# Moving A Modem...Can It Be Done?



## DjUnity

I was wondering is it possible to move a modem from one location to another. i was going to try to move my modem from my house to my friends house for a week or so but i do not know if it will work? 

i am assuming the cable company knows where the modem should be and if connected to another line outside of my home they would know it was moved and it would not work. i have Time Warner providing Road Runner service.


Thanks.


----------



## CWebguy

I wouldn't think this would be a problem.  Some companies charge to "rent" the modem, so technically its yours.  But I'm not 100% sure.


----------



## Bodaggit23

I don't think that will work. They send the signal to your house.

You can't just plug them in anywhere I wouldn't think.

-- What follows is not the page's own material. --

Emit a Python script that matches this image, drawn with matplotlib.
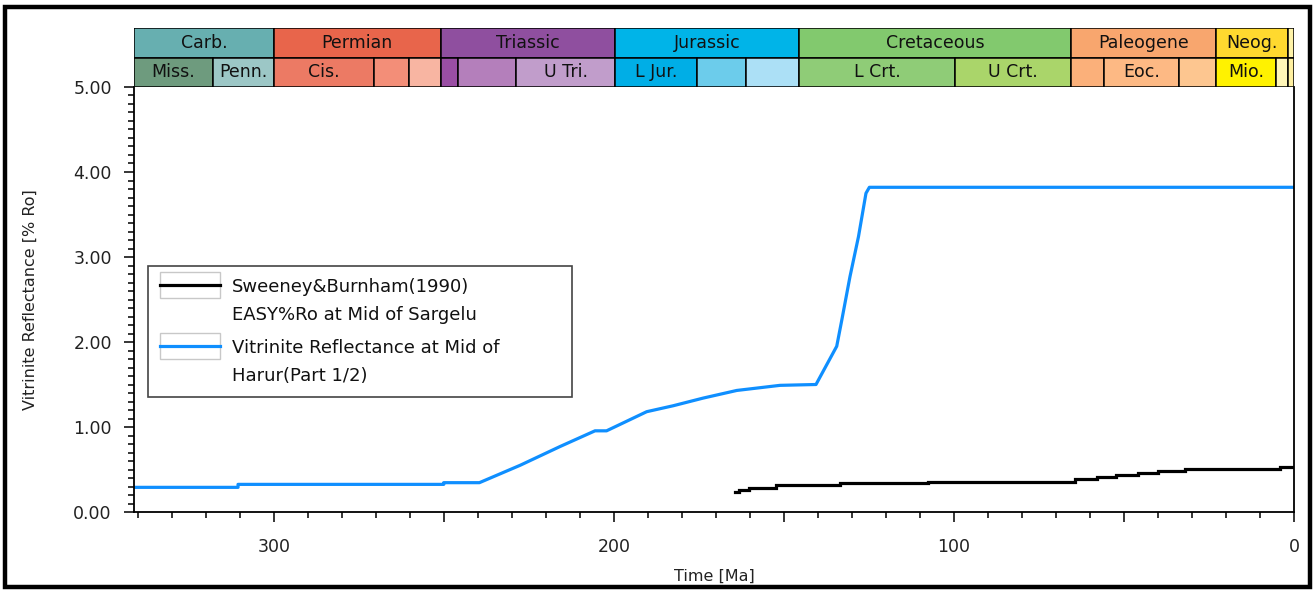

Best way to find out is to try it though.


----------



## chrisalv14

DjUnity said:


> I was wondering is it possible to move a modem from one location to another. i was going to try to move my modem from my house to my friends house for a week or so but i do not know if it will work?
> 
> i am assuming the cable company knows where the modem should be and if connected to another line outside of my home they would know it was moved and it would not work. i have Time Warner providing Road Runner service.
> 
> 
> Thanks.



As the source is connected at your real location. your broadband company/service may find something suspicious (at their location) and may report that something is dodgy and may cut your broadband off. i do not know what could happen if you move it.
some people have to register their modem to a percific pc or source at a current location. i think if you move the modem to another location, you may need to register again and that requires a broadband engineer password/pin.


----------



## DCIScouts

It won't work, the only way it would work is to call them and tell them that you have changed residences and you need to have your hardware reactivated for the new residence.  They MAY be willing to activate it at the other location for the week, but I doubt.  Plus, that location would have to have the service available in that area and all the proper cables already laid and installed from the ISP hub to the house as well as in the house itself.

So, to answer your question briefly: No, you can't just move your modem and have internet at your friend's house.


----------



## chrisalv14

if you had something like mobile broadband then yes im sure you would be able to move that as it just plugs into a laptop and voom! you can browse anywhere!


----------



## DjUnity

thanks everyone. i am not even gonna try it. i cant take a chance of losing internet at my home for any time.


----------